- [WRITTEN PROBLEM] Scan the data for "that" and copy the lines it appears in.

- [RECORDS FOR PROCESSING]
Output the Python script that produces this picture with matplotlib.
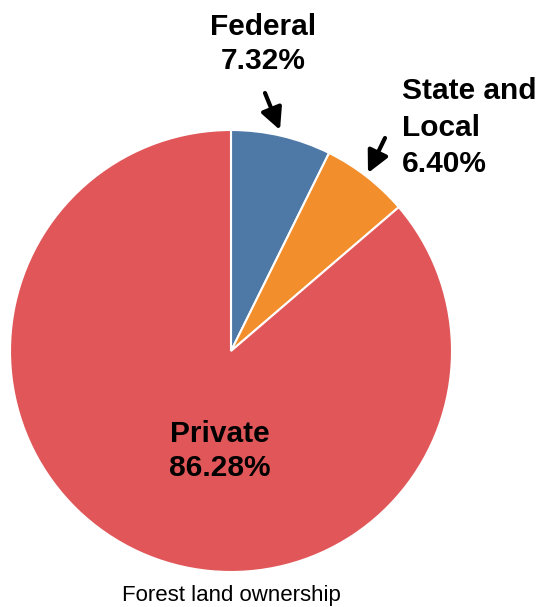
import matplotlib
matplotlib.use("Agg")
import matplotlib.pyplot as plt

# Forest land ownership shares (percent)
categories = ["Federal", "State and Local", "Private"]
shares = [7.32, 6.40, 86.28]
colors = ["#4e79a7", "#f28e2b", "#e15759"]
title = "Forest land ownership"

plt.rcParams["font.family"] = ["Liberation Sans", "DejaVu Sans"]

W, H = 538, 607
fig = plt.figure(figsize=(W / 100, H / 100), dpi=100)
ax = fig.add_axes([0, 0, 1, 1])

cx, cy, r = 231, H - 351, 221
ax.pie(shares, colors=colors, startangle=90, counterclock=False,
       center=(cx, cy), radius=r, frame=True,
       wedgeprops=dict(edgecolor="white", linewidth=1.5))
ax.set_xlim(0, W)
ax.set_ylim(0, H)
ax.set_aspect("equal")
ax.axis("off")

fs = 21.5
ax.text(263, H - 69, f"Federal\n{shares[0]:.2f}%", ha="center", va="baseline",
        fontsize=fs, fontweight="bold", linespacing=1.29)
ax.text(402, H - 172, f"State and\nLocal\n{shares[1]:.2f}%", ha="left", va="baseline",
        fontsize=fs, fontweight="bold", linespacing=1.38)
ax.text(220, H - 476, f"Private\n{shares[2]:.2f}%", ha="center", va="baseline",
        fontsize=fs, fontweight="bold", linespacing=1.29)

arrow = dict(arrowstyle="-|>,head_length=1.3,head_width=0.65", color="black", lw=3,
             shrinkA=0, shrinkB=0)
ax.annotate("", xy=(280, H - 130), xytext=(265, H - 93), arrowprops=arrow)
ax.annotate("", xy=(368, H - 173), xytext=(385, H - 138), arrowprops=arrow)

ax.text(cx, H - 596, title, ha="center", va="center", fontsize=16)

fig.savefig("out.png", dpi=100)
---
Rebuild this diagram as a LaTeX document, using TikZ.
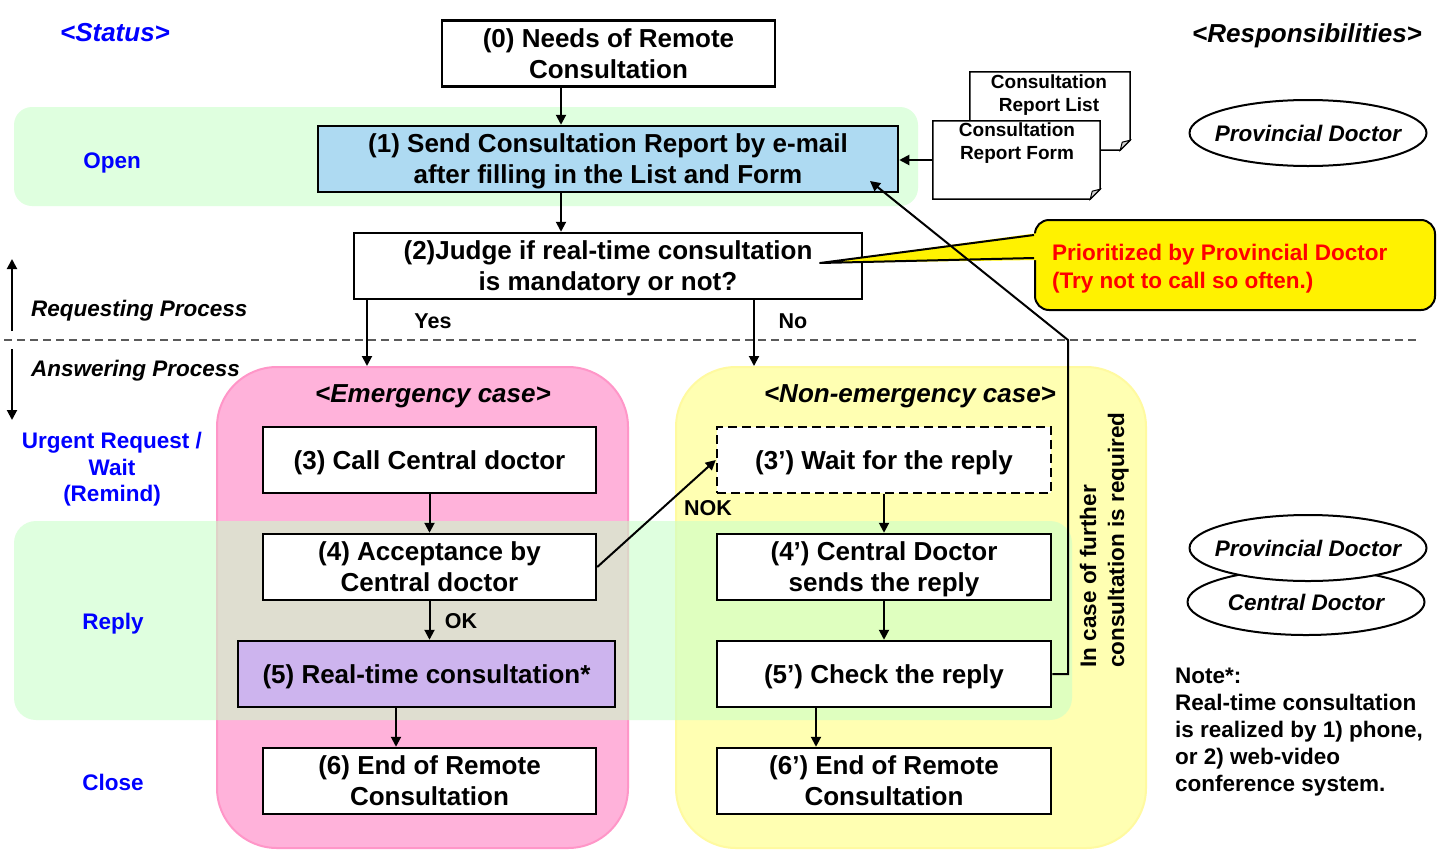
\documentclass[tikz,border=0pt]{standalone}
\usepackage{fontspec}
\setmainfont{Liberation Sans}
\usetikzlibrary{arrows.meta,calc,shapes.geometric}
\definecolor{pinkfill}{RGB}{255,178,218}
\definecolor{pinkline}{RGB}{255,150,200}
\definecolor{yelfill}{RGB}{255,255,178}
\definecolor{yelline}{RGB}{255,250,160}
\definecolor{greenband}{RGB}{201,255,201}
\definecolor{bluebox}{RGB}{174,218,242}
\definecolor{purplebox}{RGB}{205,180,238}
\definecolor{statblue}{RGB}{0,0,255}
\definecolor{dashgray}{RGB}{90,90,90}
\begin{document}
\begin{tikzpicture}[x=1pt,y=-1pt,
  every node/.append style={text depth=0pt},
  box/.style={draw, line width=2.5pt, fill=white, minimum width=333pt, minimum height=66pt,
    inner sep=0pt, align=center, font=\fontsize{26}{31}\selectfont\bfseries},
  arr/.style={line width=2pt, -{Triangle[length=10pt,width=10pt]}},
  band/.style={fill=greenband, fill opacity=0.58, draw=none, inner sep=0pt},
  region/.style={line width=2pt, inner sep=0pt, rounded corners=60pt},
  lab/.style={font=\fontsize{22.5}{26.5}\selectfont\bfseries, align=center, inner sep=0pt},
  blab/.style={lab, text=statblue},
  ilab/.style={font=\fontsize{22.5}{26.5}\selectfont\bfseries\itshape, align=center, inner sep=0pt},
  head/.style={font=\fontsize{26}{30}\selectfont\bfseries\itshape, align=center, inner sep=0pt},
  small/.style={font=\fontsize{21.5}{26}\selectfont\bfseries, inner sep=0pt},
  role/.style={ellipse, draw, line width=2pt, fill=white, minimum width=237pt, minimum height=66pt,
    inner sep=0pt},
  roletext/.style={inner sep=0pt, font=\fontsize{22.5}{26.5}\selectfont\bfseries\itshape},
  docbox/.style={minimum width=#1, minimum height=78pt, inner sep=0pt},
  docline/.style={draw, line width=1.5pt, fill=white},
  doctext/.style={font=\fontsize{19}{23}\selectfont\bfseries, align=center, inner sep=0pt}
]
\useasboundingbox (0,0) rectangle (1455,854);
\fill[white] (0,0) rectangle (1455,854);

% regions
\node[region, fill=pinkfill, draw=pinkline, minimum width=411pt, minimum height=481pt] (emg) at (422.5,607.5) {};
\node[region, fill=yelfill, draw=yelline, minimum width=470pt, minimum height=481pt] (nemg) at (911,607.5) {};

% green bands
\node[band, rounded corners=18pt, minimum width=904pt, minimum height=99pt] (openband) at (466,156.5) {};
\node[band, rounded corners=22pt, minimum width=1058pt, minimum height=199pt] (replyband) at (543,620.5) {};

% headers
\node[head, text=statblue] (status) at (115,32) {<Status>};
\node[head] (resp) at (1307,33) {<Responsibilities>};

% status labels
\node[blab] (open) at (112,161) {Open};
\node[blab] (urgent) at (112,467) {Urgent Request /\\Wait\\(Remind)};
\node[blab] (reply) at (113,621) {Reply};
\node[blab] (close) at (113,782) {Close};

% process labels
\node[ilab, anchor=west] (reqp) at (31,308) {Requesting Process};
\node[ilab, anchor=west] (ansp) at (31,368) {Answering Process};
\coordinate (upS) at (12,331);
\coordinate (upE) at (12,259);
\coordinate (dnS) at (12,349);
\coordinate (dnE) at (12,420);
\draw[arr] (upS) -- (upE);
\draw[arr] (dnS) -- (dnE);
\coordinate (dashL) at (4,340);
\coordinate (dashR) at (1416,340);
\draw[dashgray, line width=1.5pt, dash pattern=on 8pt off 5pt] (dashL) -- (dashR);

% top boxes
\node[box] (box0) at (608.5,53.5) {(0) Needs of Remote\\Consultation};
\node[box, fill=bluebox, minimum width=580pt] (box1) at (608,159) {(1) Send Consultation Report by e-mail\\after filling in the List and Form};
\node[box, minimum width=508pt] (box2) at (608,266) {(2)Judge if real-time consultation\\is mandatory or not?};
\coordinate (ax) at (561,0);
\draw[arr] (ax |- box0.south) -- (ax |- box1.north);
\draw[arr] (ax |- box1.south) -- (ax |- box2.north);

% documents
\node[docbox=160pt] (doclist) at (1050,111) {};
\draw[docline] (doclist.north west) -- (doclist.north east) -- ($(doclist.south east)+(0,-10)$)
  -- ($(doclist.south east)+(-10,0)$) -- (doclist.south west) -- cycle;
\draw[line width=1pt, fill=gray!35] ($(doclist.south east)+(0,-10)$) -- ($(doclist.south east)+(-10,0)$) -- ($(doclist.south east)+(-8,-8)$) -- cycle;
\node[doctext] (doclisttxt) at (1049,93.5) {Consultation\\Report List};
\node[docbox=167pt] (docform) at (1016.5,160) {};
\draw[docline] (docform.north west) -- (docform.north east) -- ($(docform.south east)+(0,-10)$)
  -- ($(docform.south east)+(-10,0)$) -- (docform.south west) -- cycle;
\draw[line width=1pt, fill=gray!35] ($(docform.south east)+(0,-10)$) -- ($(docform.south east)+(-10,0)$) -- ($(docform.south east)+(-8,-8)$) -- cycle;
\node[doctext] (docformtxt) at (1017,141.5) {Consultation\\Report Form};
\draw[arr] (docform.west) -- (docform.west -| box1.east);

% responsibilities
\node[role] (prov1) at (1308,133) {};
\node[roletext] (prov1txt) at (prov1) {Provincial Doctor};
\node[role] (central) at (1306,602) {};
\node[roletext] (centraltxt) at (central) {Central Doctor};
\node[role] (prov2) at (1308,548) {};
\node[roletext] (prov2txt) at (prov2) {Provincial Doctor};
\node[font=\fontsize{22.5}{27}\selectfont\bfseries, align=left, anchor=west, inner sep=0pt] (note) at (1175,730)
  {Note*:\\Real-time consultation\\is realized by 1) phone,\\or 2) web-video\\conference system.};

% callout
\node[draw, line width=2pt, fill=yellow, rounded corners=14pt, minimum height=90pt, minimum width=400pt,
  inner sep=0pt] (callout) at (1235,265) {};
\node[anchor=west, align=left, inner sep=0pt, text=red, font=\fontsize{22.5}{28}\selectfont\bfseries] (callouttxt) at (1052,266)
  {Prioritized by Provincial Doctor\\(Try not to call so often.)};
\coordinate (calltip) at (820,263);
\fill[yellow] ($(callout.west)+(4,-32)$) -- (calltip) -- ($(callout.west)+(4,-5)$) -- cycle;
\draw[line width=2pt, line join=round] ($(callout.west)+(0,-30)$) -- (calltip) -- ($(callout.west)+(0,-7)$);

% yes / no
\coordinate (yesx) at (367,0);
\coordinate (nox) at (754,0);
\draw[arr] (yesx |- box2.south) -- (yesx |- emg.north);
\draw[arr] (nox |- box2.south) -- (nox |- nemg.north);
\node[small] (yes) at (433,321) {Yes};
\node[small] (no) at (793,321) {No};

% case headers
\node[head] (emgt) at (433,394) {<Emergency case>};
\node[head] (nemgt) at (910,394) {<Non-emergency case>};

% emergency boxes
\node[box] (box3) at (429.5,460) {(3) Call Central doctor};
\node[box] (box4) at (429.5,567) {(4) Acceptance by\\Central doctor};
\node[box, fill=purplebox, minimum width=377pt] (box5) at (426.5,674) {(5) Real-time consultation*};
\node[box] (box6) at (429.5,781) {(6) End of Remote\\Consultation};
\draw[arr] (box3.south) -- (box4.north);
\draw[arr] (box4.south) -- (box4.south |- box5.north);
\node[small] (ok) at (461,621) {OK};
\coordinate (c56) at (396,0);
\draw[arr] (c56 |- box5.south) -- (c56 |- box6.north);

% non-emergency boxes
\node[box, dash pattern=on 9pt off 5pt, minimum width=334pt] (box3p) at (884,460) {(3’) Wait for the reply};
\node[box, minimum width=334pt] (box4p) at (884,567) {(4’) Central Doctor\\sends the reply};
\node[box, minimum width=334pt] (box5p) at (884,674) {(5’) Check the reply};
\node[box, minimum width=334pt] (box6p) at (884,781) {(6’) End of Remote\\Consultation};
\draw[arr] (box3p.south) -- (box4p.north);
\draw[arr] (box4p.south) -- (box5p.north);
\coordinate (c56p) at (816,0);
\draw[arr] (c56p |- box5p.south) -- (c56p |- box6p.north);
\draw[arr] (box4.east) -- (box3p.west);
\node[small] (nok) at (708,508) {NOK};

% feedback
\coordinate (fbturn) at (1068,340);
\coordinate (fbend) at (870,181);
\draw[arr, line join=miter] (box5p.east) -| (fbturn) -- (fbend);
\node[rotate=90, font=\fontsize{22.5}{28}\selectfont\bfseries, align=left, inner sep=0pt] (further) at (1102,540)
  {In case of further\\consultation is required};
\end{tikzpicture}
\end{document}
---
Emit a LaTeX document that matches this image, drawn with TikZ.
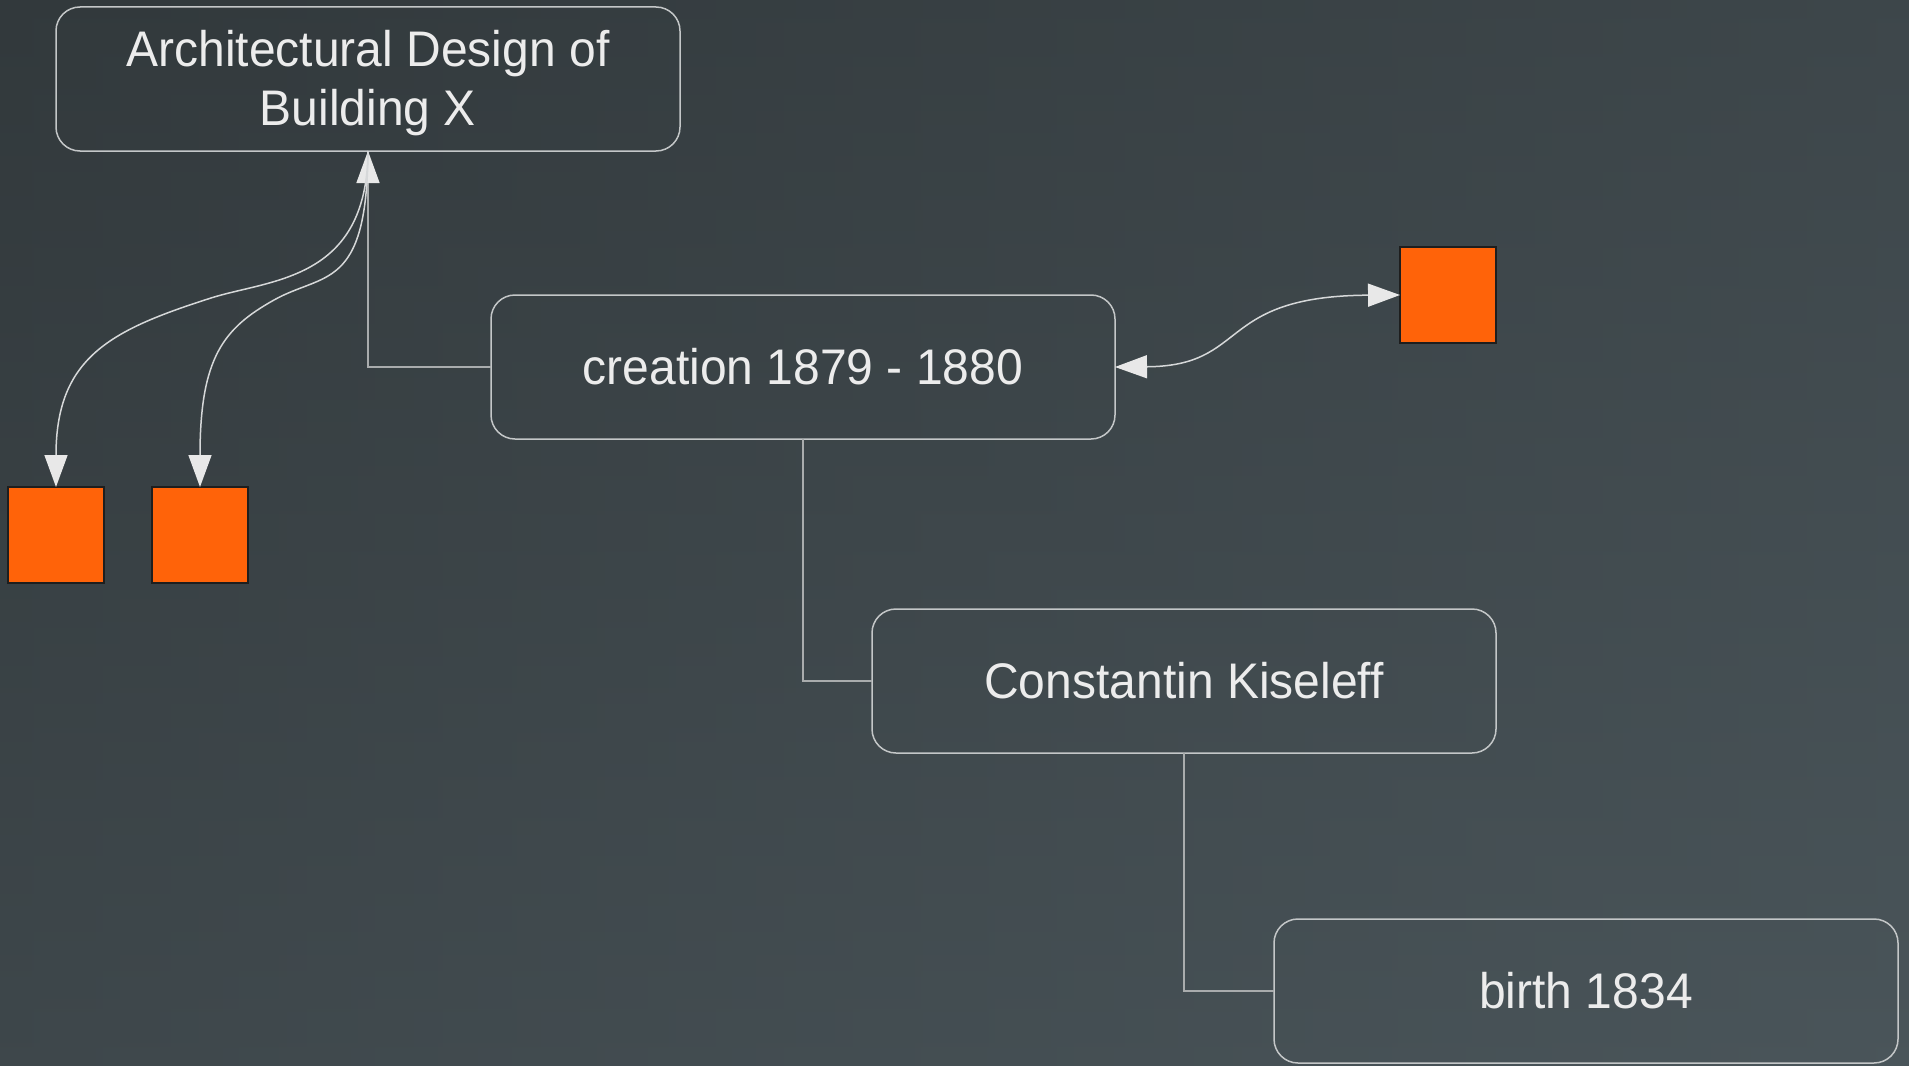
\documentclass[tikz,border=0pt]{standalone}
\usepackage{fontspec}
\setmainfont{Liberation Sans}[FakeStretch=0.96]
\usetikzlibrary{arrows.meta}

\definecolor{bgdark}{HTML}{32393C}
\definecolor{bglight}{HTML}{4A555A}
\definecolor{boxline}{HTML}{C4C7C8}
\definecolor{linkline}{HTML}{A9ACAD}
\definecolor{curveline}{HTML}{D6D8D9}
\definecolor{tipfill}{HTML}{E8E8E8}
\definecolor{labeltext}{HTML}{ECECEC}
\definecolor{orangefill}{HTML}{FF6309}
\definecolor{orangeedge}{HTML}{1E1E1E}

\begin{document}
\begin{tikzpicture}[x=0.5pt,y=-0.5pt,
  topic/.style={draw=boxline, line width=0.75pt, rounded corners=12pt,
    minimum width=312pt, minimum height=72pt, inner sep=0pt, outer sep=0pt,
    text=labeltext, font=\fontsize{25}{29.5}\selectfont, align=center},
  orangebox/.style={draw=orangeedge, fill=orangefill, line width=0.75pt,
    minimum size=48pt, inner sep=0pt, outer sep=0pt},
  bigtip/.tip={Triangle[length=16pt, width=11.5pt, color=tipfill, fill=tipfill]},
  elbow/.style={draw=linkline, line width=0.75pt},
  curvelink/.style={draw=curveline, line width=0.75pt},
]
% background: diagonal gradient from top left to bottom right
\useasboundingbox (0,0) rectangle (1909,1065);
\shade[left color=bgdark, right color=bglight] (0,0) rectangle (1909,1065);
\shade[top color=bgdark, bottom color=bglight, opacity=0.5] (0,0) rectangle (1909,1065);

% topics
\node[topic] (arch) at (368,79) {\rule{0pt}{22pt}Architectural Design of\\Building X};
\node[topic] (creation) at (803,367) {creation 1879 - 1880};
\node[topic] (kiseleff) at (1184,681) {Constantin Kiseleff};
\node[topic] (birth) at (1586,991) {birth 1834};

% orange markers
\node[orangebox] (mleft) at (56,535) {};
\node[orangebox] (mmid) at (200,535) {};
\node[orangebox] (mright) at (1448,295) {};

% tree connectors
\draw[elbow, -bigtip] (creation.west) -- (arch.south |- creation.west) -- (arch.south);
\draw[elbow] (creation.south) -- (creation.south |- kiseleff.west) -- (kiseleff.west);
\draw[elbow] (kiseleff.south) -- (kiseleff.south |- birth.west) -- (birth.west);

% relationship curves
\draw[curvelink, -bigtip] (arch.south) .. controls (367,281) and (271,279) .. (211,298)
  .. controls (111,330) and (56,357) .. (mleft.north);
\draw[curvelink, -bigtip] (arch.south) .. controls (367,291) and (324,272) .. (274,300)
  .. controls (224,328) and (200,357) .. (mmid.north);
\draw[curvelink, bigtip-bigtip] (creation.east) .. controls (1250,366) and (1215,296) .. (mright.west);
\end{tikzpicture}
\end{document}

- [FULL OUTPUT]
Output the Python script that produces this picture with matplotlib.
Emit a LaTeX document that matches this image, drawn with TikZ.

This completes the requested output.